I would be surprised if all the pupils were as religious as they claim to be. Would I criticise any of my neighbours if they rented a flat in the right borough to be sure of a place? No. DD did not get any of her choices, and was offered a troubled school some distance and a difficult journey away. We had anticipated the problem and she had a place at an independent school. But what about those who can't afford to pay.
twoterrors - the word permanent is pretty clear. If you rent house B a few months before the admission deadline yet have a mortgage on house A and have lived at house A for the previous 5 years and have not sold house A and are registered for primary school under house A then you're going to have a pretty tough job convincing anyone who investigates that your permanent address is suddenly house B!
At the end of the day, the council doesn't have to define permanent address in terms of black and white criteria. We all know very well what it means. If they defined it as electoral roll address, the number of cheaters would triple or quadruple overnight. Suddenly everyone would be registered to vote at Granny's house!

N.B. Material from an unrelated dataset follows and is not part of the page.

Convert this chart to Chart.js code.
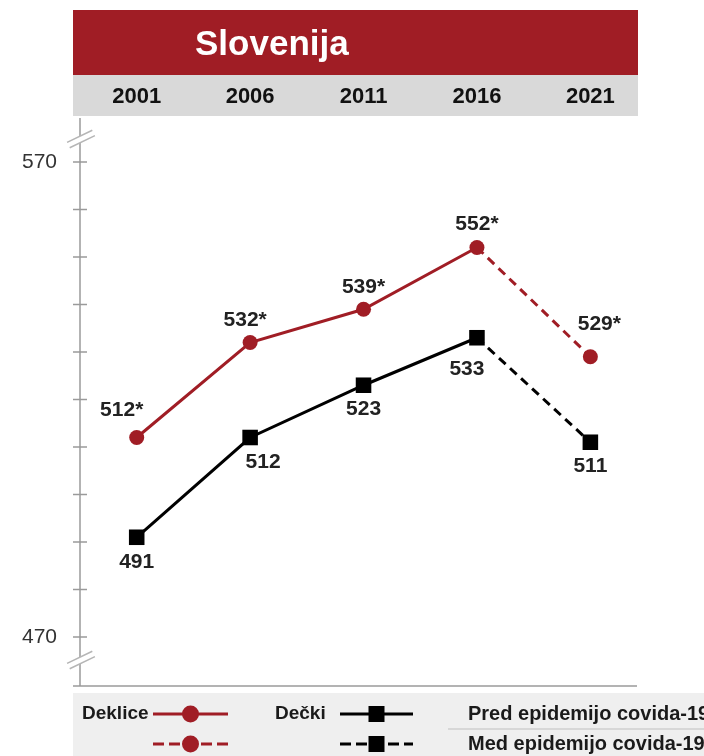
<!DOCTYPE html>
<html>
<head>
<meta charset="utf-8">
<script src="https://cdn.jsdelivr.net/npm/chart.js@4.4.1/dist/chart.umd.min.js"></script>
<style>
  html, body { margin: 0; padding: 0; background: #fff; }
  #wrap { width: 704px; height: 756px; }
</style>
</head>
<body>
<div id="wrap"><canvas id="chart" width="704" height="756"></canvas></div>
<script>
const years = [2001, 2006, 2011, 2016, 2021];
const girls = [512, 532, 539, 552, 529];
const boys = [491, 512, 523, 533, 511];
const girlsLabels = ["512*", "532*", "539*", "552*", "529*"];
const boysLabels = ["491", "512", "523", "533", "511"];
const yTicks = [470, 480, 490, 500, 510, 520, 530, 540, 550, 560, 570];
const yTickShown = [470, 570];
const title = "Slovenija";
const legendGirls = "Deklice";
const legendBoys = "Dečki";
const legendBefore = "Pred epidemijo covida-19";
const legendDuring = "Med epidemijo covida-19";

/* label nudges (style only) */
const girlsNudge = [[-15, -27], [-5, -22], [0, -22], [0, -23], [9, -33]];
const boysNudge = [[0, 25], [13, 25], [0, 24], [-10, 31], [0, 24]];

const RED = "#a01d25";
const AXIS = "#9a9a9a";
const FONT = "'Liberation Sans', Arial, sans-serif";
const DASH = [9, 6];

function drawBreak(ctx, cx, cy) {
  ctx.save();
  ctx.translate(cx, cy);
  ctx.rotate(-0.45);
  ctx.fillStyle = "#fff";
  ctx.fillRect(-14, -3, 28, 6);
  ctx.strokeStyle = "#b5b5b5";
  ctx.lineWidth = 1.5;
  ctx.beginPath();
  ctx.moveTo(-14, -3); ctx.lineTo(14, -3);
  ctx.moveTo(-14, 3); ctx.lineTo(14, 3);
  ctx.stroke();
  ctx.restore();
}

/* ====================
   BACKGROUND BANDS + AXIS
==================== */
const frame = {
  id: "frame",
  beforeDraw(chart) {
    const ctx = chart.ctx;
    ctx.save();
    ctx.fillStyle = "#fff";
    ctx.fillRect(0, 0, chart.width, chart.height);
    ctx.fillStyle = RED;
    ctx.fillRect(73, 10, 565, 65);
    ctx.fillStyle = "#d9d9d9";
    ctx.fillRect(73, 75, 565, 41);
    ctx.fillStyle = "#efefef";
    ctx.fillRect(73, 693, 631, 63);

    ctx.fillStyle = "#fff";
    ctx.font = "bold 35px " + FONT;
    ctx.textBaseline = "middle";
    ctx.textAlign = "left";
    ctx.fillText(title, 195, 45);
    ctx.restore();
  },
  beforeDatasetsDraw(chart) {
    const ctx = chart.ctx;
    const y = chart.scales.y;
    const x0 = y.right;
    ctx.save();
    ctx.strokeStyle = AXIS;
    ctx.lineWidth = 1.5;
    ctx.beginPath();
    ctx.moveTo(x0, 118);
    ctx.lineTo(x0, 686);
    yTicks.forEach(v => {
      const py = y.getPixelForValue(v);
      ctx.moveTo(x0 - 7, py);
      ctx.lineTo(x0 + 7, py);
    });
    ctx.moveTo(x0 - 7, 686);
    ctx.lineTo(637, 686);
    ctx.stroke();
    drawBreak(ctx, x0 + 1, 139);
    drawBreak(ctx, x0 + 1, 660);
    ctx.restore();
  }
};

/* ====================
   VALUE LABELS
==================== */
const valueLabels = {
  id: "valueLabels",
  afterDatasetsDraw(chart) {
    const ctx = chart.ctx;
    ctx.save();
    ctx.font = "bold 21px " + FONT;
    ctx.fillStyle = "#222";
    ctx.textAlign = "center";
    ctx.textBaseline = "middle";
    const sets = [[girlsLabels, girlsNudge], [boysLabels, boysNudge]];
    sets.forEach(([labels, nudge], di) => {
      chart.getDatasetMeta(di).data.forEach((pt, i) => {
        ctx.fillText(labels[i], pt.x + nudge[i][0], pt.y + nudge[i][1]);
      });
    });
    ctx.restore();
  }
};

/* ====================
   LEGEND
==================== */
function legendMarker(ctx, x1, x2, yy, color, dashed, shape) {
  ctx.save();
  ctx.strokeStyle = color;
  ctx.fillStyle = color;
  ctx.lineWidth = 3;
  ctx.setLineDash(dashed ? [11, 5] : []);
  ctx.beginPath();
  ctx.moveTo(x1, yy);
  ctx.lineTo(x2, yy);
  ctx.stroke();
  const cx = (x1 + x2) / 2;
  if (shape === "circle") {
    ctx.beginPath();
    ctx.arc(cx, yy, 8.5, 0, Math.PI * 2);
    ctx.fill();
  } else {
    ctx.fillRect(cx - 8, yy - 8, 16, 16);
  }
  ctx.restore();
}

const legendBox = {
  id: "legendBox",
  afterDraw(chart) {
    const ctx = chart.ctx;
    ctx.save();
    ctx.fillStyle = "#1a1a1a";
    ctx.textBaseline = "middle";
    ctx.textAlign = "left";
    ctx.font = "bold 19px " + FONT;
    ctx.fillText(legendGirls, 82, 714);
    ctx.fillText(legendBoys, 275, 714);
    ctx.font = "bold 20px " + FONT;
    ctx.fillText(legendBefore, 468, 714);
    ctx.fillText(legendDuring, 468, 744);
    ctx.strokeStyle = "#cfcfcf";
    ctx.lineWidth = 1.5;
    ctx.beginPath();
    ctx.moveTo(448, 729);
    ctx.lineTo(704, 729);
    ctx.stroke();
    ctx.restore();

    legendMarker(ctx, 153, 228, 714, RED, false, "circle");
    legendMarker(ctx, 153, 228, 744, RED, true, "circle");
    legendMarker(ctx, 340, 413, 714, "#000", false, "rect");
    legendMarker(ctx, 340, 413, 744, "#000", true, "rect");
  }
};

const dashLast = ctx => ctx.p1DataIndex === years.length - 1 ? DASH : undefined;

const chart = new Chart(document.getElementById("chart"), {
  type: "line",
  data: {
    datasets: [
      {
        label: legendGirls,
        data: years.map((yr, i) => ({ x: yr, y: girls[i] })),
        borderColor: RED,
        backgroundColor: RED,
        borderWidth: 3,
        pointStyle: "circle",
        pointRadius: 7.5,
        pointBorderWidth: 0,
        pointBackgroundColor: RED,
        segment: { borderDash: dashLast }
      },
      {
        label: legendBoys,
        data: years.map((yr, i) => ({ x: yr, y: boys[i] })),
        borderColor: "#000",
        backgroundColor: "#000",
        borderWidth: 3,
        pointStyle: "rect",
        pointRadius: 11,
        pointBorderWidth: 0,
        pointBackgroundColor: "#000",
        segment: { borderDash: dashLast }
      }
    ]
  },
  options: {
    responsive: false,
    animation: false,
    layout: { padding: { top: 0, left: 0, right: 66, bottom: 71 } },
    plugins: {
      legend: { display: false },
      tooltip: { enabled: false },
      title: { display: false }
    },
    scales: {
      x: {
        type: "linear",
        position: "top",
        min: 1998.5,
        max: 2023.1,
        afterBuildTicks: s => { s.ticks = years.map(v => ({ value: v })); },
        afterFit: s => { s.height = 133; },
        grid: { display: false, drawTicks: false },
        border: { display: false },
        ticks: {
          padding: 23,
          color: "#111",
          font: { family: FONT, size: 22, weight: "bold" },
          callback: v => String(v),
          maxRotation: 0
        }
      },
      y: {
        min: 459.9,
        max: 576.1,
        afterBuildTicks: s => { s.ticks = yTicks.map(v => ({ value: v })); },
        afterFit: s => { s.width = 80; },
        grid: { display: false, drawTicks: false },
        border: { display: false },
        ticks: {
          padding: 23,
          color: "#333",
          font: { family: FONT, size: 21 },
          callback: v => (yTickShown.includes(v) ? String(v) : "")
        }
      }
    }
  },
  plugins: [frame, valueLabels, legendBox]
});
</script>
</body>
</html>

The fact that the onus is on the applicant to prove themselves is what makes the system fair (and uncertain for cheaters). It works on the basis that if the council doesn't believe you, it will force you to prove your case or not have your application under that address processed. There may be cases where people genuinely own one house and rent another that is nothing to do with schools admissions. In that case they are allowed to submit this evidence.
Needmoresleep - I agree it is not a fair system because most London schools have more applicants than they can deal with so in effect the whole process is geared towards choosing who loses out. But that doesn't mean introducing cheating makes it more fair. It isn't the system though that loses when people actively cheat - it is individual families and often poorer ones or more vulnerable ones (people living on the outer fringes of catchments in cheaper housing are more likely to lose out to cheaters in London than wealthy people who can afford to live safely in catchment). Whoever you displace by cheating is a child no less deserving than your own. And cheating is not some strike against the unfair system - it just harms somebody else's child and family life.